Periodic Reporting for period 1 - LIGATE (LIgand Generator and portable drug discovery platform AT Exascale)
Okres sprawozdawczy: 2021-01-01 do 2022-06-30
The proposed LIGATE solution, in a fully integrated workflow, enables to deliver the result of a drug discovery campaign with the highest possible speed vs accuracy ratio, auto-tuning solution’s parameters to meet the time and resource constraints.
This predictability, together with the fully automation of the solution and the availability of the Exascale system, will let run a full in silico drug discovery campaign in less than one day to respond promptly for example to novel worldwide pandemic crises.
Since the evolution of HPC architectures is heading toward specialization and extreme heterogeneity, including future Exascale architectures, the LIGATE solution focuses also on code portability with the possibility to deploy the CADD platform on any available type of architecture in order not to have a legacy in the hardware.
The project will also make the platform available and open to support the discovery a novel treatment to fight virus infections and multidrug-resistant bacteria. The project will also provide the research community with the outcome of a final simulation.
The LIGATE Consortium, coordinated by Dompé farmaceutici, is composed of 11 institutions from 5 European countries.
Together with this, we analyzed how the different components of the drug discovery pipeline should interact with each other and how they exchange data and eventually demonstrated how both the LiGen and GROMACS pipelines can be used within HyperQueue.
Current LiGen-GROMACS integration allows LiGen MOL2 poses to be used to create GROMACS coordinate and topology files suitable for the free energy calculations. Work has focused on requirements for automatic topology and parameter generation, and to automatically decide simulation length to reach a target precision.
As a result, GROMACS’ Accelerated Weight Histogram method (AWH) pipeline for the evaluation of binding free energy of the system has been ported in the abovementioned Python library integrated with HyperQueue through an API, which has successfully been run on Karolina cluster.
We evaluated the benefits granted by the application of machine learning techniques at different (mainly two) points of the LIGATE drug-discovery pipeline. We focused on the analysis of the needs for the pipeline and identified in two main modules the possibility to use machine learning approaches. These two modules have been thought to support the pose filtering phase, needed to remove docking poses that are not promising, and to support the scoring of the ligand-protein interaction by calculating their binding affinity.

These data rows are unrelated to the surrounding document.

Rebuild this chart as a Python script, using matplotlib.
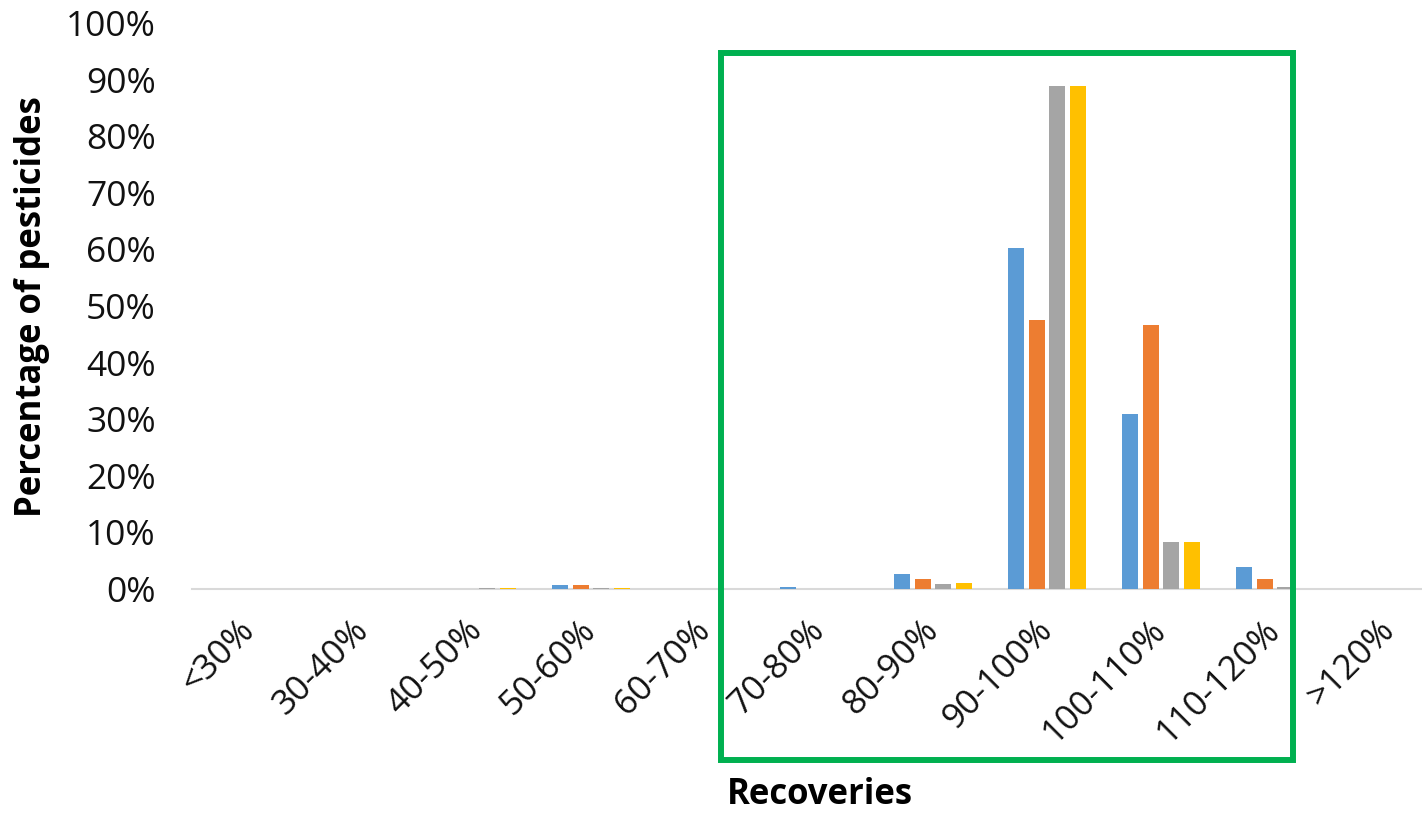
import numpy as np
import matplotlib.pyplot as plt
from matplotlib.patches import Rectangle

# Recovery bins and the share of pesticides falling in each, one list per series
categories = ["<30%", "30-40%", "40-50%", "50-60%", "60-70%", "70-80%",
              "80-90%", "90-100%", "100-110%", "110-120%", ">120%"]
series_1 = [0, 0, 0, 0.7, 0, 0.3, 2.6, 60.2, 31.0, 3.9, 0]
series_2 = [0, 0, 0, 0.7, 0, 0, 1.8, 47.6, 46.6, 1.8, 0]
series_3 = [0, 0, 0.2, 0.2, 0, 0, 0.8, 88.8, 8.3, 0.3, 0]
series_4 = [0, 0, 0.2, 0.2, 0, 0, 1.1, 88.8, 8.3, 0, 0]
yticks = list(range(0, 101, 10))

colors = ["#5B9BD5", "#ED7D31", "#A5A5A5", "#FFC000"]

plt.rcParams['font.family'] = ['Open Sans', 'DejaVu Sans']

fig = plt.figure(figsize=(14.22, 8.14), dpi=100)
W, H = 1422, 814
ax = fig.add_axes([192 / W, 1 - 589 / H, (W - 192) / W, (589 - 23) / H])

x = np.arange(len(categories))
step = 0.18
width = 0.14
for k, (vals, c) in enumerate(zip([series_1, series_2, series_3, series_4], colors)):
    ax.bar(x + (k - 1.5) * step, vals, width=width, color=c, zorder=3)

ax.set_xlim(-0.5, -0.5 + (W - 192) / 114)
ax.set_ylim(0, 100)
ax.set_yticks(yticks)
ax.set_yticklabels([f"{t}%" for t in yticks])
ax.set_xticks(x)
ax.set_xticklabels(categories, rotation=45, ha='right', va='center',
                   rotation_mode='anchor')
ax.tick_params(axis='y', length=0, pad=26, labelsize=25.5, labelcolor='#111111')
ax.tick_params(axis='x', length=0, pad=26, labelsize=25, labelcolor='#111111')

for s in ['top', 'right', 'left']:
    ax.spines[s].set_visible(False)
ax.spines['bottom'].set_color('#D9D9D9')
ax.spines['bottom'].set_linewidth(1.5)

fig.text(32 / W, 1 - 307 / H, "Percentage of pesticides", rotation=90,
         ha='center', va='center', fontsize=25, fontweight='bold')
fig.text(820 / W, 1 - 795 / H, "Recoveries", ha='center', va='center',
         fontsize=25, fontweight='bold')

# highlight box around the 70-120% bins
fig.patches.append(Rectangle((721 / W, 1 - 760 / H), (1293 - 721) / W,
                             (760 - 53) / H, transform=fig.transFigure,
                             fill=False, edgecolor='#00B050', linewidth=4.3,
                             zorder=10))

fig.savefig("out.png", dpi=100)
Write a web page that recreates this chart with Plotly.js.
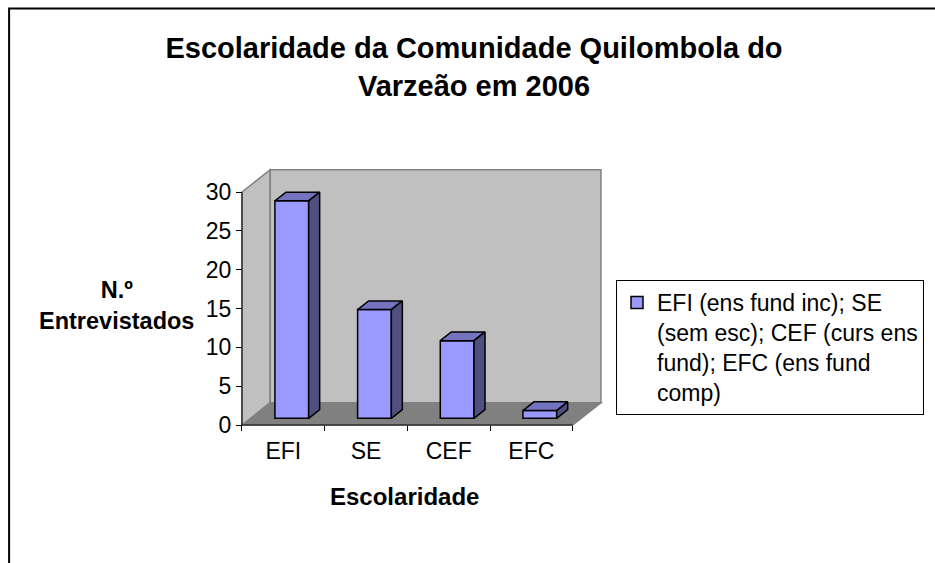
<!DOCTYPE html>
<html>
<head>
<meta charset="utf-8">
<script src="https://cdn.plot.ly/plotly-3.0.1.min.js"></script>
<style>html,body{margin:0;padding:0;background:#fff;}#chart{width:935px;height:563px;}</style>
</head>
<body>
<div id="chart"></div>
<script>
// ---- data ----
const categories = ['EFI', 'SE', 'CEF', 'EFC'];
const values = [28, 14, 10, 1];
const yTickVals = [0, 5, 10, 15, 20, 25, 30];
const seriesName = 'EFI (ens fund inc); SE<br>(sem esc); CEF (curs ens<br>fund); EFC (ens fund<br>comp)';
const chartTitle = '<b>Escolaridade da Comunidade Quilombola do</b><br><b>Varzeão em 2006</b>';
const xTitle = '<b>Escolaridade</b>';
const yTitle = '<b>N.º</b><br><b>Entrevistados</b>';

// ---- layout geometry (pixels) ----
const W = 935, H = 563;
const L = 236, R = 612, T = 160, B = 431;      // plot area
const X0 = 242, Y0 = 425;                      // front origin of the 3D box
const PXX = 82.9, PXY = 233 / 30;              // px per unit
const DX = 28.3, DY = 22.3;                    // depth offset of the box (px)
const FRONT = 0.3, BACK = 0.69;                // bar depth fractions
const BARW = 0.408;                            // bar width in category units

const FONT = 'Liberation Sans, Arial, sans-serif';
const nCat = categories.length;
const yMax = yTickVals[yTickVals.length - 1];

const ddx = DX / PXX, ddy = DY / PXY;
const xr0 = (L - X0) / PXX, xr1 = (R - X0) / PXX;
const yr0 = -(B - Y0) / PXY, yr1 = (Y0 - T) / PXY;
const px = p => (p - L) / (R - L);
const py = p => (B - p) / (B - T);

const bz = FRONT * ddy;                        // floor of the bar's front plane
const barOff = FRONT * ddx - BARW / 2;
const sdx = (BACK - FRONT) * ddx, sdy = (BACK - FRONT) * ddy;

const centers = categories.map((c, i) => i + 0.5);

// top & side faces built from the values
const topX = [], topY = [], sideX = [], sideY = [];
values.forEach((v, i) => {
  const xl = centers[i] + barOff, xr = xl + BARW, top = bz + v;
  topX.push(xl, xr, xr + sdx, xl + sdx, xl, null);
  topY.push(top, top, top + sdy, top + sdy, top, null);
  sideX.push(xr, xr, xr + sdx, xr + sdx, xr, null);
  sideY.push(bz, top, top + sdy, bz + sdy, bz, null);
});

const traces = [
  {
    type: 'bar', x: centers, y: values, base: bz, width: BARW, offset: barOff,
    name: seriesName,
    marker: {color: '#9999ff', line: {color: '#000000', width: 1.5}},
    hoverinfo: 'y'
  },
  {
    type: 'scatter', mode: 'lines', x: topX, y: topY, fill: 'toself', fillcolor: '#7373c0',
    line: {color: '#000000', width: 1.5}, showlegend: false, hoverinfo: 'skip'
  },
  {
    type: 'scatter', mode: 'lines', x: sideX, y: sideY, fill: 'toself', fillcolor: '#4f4f80',
    line: {color: '#000000', width: 1.5}, showlegend: false, hoverinfo: 'skip'
  }
];

const path = pts => 'M' + pts.map(p => p[0] + ',' + p[1]).join(' L') + ' Z';
const wallLine = {color: '#808080', width: 1.5};
const shapes = [
  // floor
  {type: 'path', xref: 'x', yref: 'y', layer: 'below', fillcolor: '#808080', line: wallLine,
   path: path([[0, 0], [nCat, 0], [nCat + ddx, ddy], [ddx, ddy]])},
  // left wall
  {type: 'path', xref: 'x', yref: 'y', layer: 'below', fillcolor: '#c0c0c0', line: wallLine,
   path: path([[0, 0], [0, yMax], [ddx, yMax + ddy], [ddx, ddy]])},
  // back wall
  {type: 'path', xref: 'x', yref: 'y', layer: 'below', fillcolor: '#c0c0c0', line: wallLine,
   path: path([[ddx, ddy], [ddx, yMax + ddy], [nCat + ddx, yMax + ddy], [nCat + ddx, ddy]])},
  // front axis lines
  {type: 'line', xref: 'x', yref: 'y', layer: 'above', x0: 0, y0: 0, x1: 0, y1: yMax,
   line: {color: '#000000', width: 1}},
  {type: 'line', xref: 'x', yref: 'y', layer: 'above', x0: 0, y0: 0, x1: nCat, y1: 0,
   line: {color: '#000000', width: 1}},
  // chart frame
  {type: 'rect', xref: 'paper', yref: 'paper', layer: 'above',
   x0: px(8.5), y0: py(8.5), x1: px(W + 20), y1: py(H + 20),
   line: {color: '#000000', width: 2}}
];

const layout = {
  width: W, height: H,
  margin: {l: L, r: W - R, t: T, b: H - B, pad: 0},
  paper_bgcolor: '#ffffff', plot_bgcolor: 'rgba(0,0,0,0)',
  font: {family: FONT, color: '#000000', size: 22},
  title: {
    text: chartTitle, font: {family: FONT, size: 29, color: '#000000'},
    xref: 'container', yref: 'container', x: 474 / W, xanchor: 'center',
    y: 1 - 58 / H, yanchor: 'top'
  },
  xaxis: {
    range: [xr0, xr1], anchor: 'free', position: py(Y0),
    tickmode: 'array', tickvals: centers, ticktext: categories, ticks: '',
    ticklabelstandoff: 10,
    minor: {tickmode: 'array', tickvals: categories.map((c, i) => i).concat([nCat]),
            ticks: 'outside', ticklen: 5, tickcolor: '#000000', tickwidth: 1, showgrid: false},
    showgrid: false, zeroline: false, showline: false,
    tickfont: {family: FONT, size: 23, color: '#000000'}
  },
  yaxis: {
    range: [yr0, yr1], anchor: 'free', position: px(X0),
    tickmode: 'array', tickvals: yTickVals, ticks: 'outside', ticklen: 6, tickcolor: '#000000',
    showgrid: false, zeroline: false, showline: false,
    tickfont: {family: FONT, size: 23, color: '#000000'}
  },
  shapes: shapes,
  annotations: [
    {text: yTitle, xref: 'paper', yref: 'paper', x: px(116), y: py(305),
     xanchor: 'center', yanchor: 'middle', showarrow: false,
     font: {family: FONT, size: 23.5, color: '#000000'}},
    {text: xTitle, xref: 'paper', yref: 'paper', x: px(405), y: py(496),
     xanchor: 'center', yanchor: 'middle', showarrow: false,
     font: {family: FONT, size: 24, color: '#000000'}}
  ],
  showlegend: true,
  legend: {
    x: px(616), y: py(280), xanchor: 'left', yanchor: 'top', valign: 'top',
    bgcolor: '#ffffff', bordercolor: '#000000', borderwidth: 1,
    entrywidth: 330, entrywidthmode: 'pixels',
    font: {family: FONT, size: 23, color: '#000000'}
  },
  bargap: 0
};

Plotly.newPlot('chart', traces, layout, {displayModeBar: false, staticPlot: true});
</script>
</body>
</html>
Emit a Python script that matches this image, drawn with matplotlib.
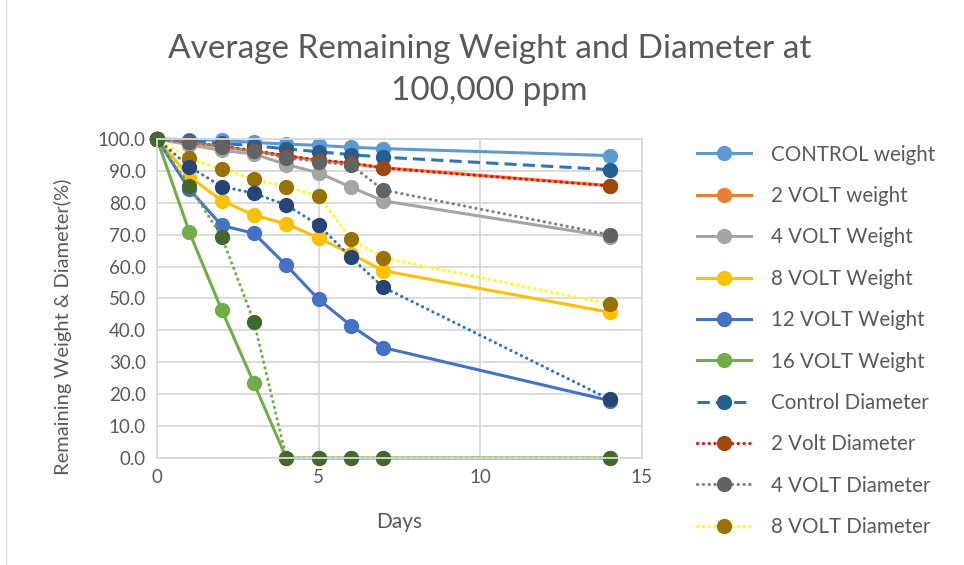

While only an initial analysis has been done for the machine learning based binding affinity predictor, several pose prediction techniques have been already evaluated and tested. The main step for the second half of the project will be to build a dataset to massively train next generation pose selectors on ligand poses pointwise labelled with free energy calculations automatically derived using the finalized version of the LiGen-GROMACS pipeline described above.
The data files being used are quite varied in both size and format and this requires the project to adopt a selection of management strategies. For example, for LiGen we need to be able to process a very large number of small ligand files, whereas for the free-energy simulations of GROMACS we have a smaller number of files but some of these, especially the dynamics trajectories, can be very large. As well as describing the data used, we have also performed experiments to measure data transfer between partners sites with iRODS and analyzed the various methods available for data compression. In the case of iRODS, we successfully demonstrated that data transfer between CINECA, E4 and the IT4I infrastructure was not only possible but also fast. Finally, we showed that the Burrows-Wheeler method gives the best all round performance in terms of speed and compression ratio.
Finally, we experimented with the use NVIDIA Rapids and Dask technologies for data management and analysis over multiple GPUs but despite support from NVIDIA, we couldn’t demonstrate the feasibility of the approach. We concluded that perhaps the technology is not mature enough to deal with large (i.e. Gb) data sets, but since this may change with updated software libraries we will try again later in the project. In the second half of the project, we will study further I/O solutions, including the relative merits of Object storage, relational and NoSQL databases.
Furthermore, progresses have been made in terms of system runtime optimization, improvements in data distribution and energy efficiency.
Another significant outcome is the HyperQueue HPC jobs scheduler. This software has been developed to support LIGATE use cases together with requirements provided by the pre-exascale system LUMI consortium and peta-scale system Karolina users. Thanks to this, we are now prepared to evaluate complex LIGATE workflows (e.g. CADD pipeline) execution on the abovementioned systems and on the LEONARDO pre-exascale system. These achievements will thus allow for an integrated, efficient, hardware agnostic workflow that can be easily deployed on several supercomputing centers, which will be particularly relevant in case of future health emergencies.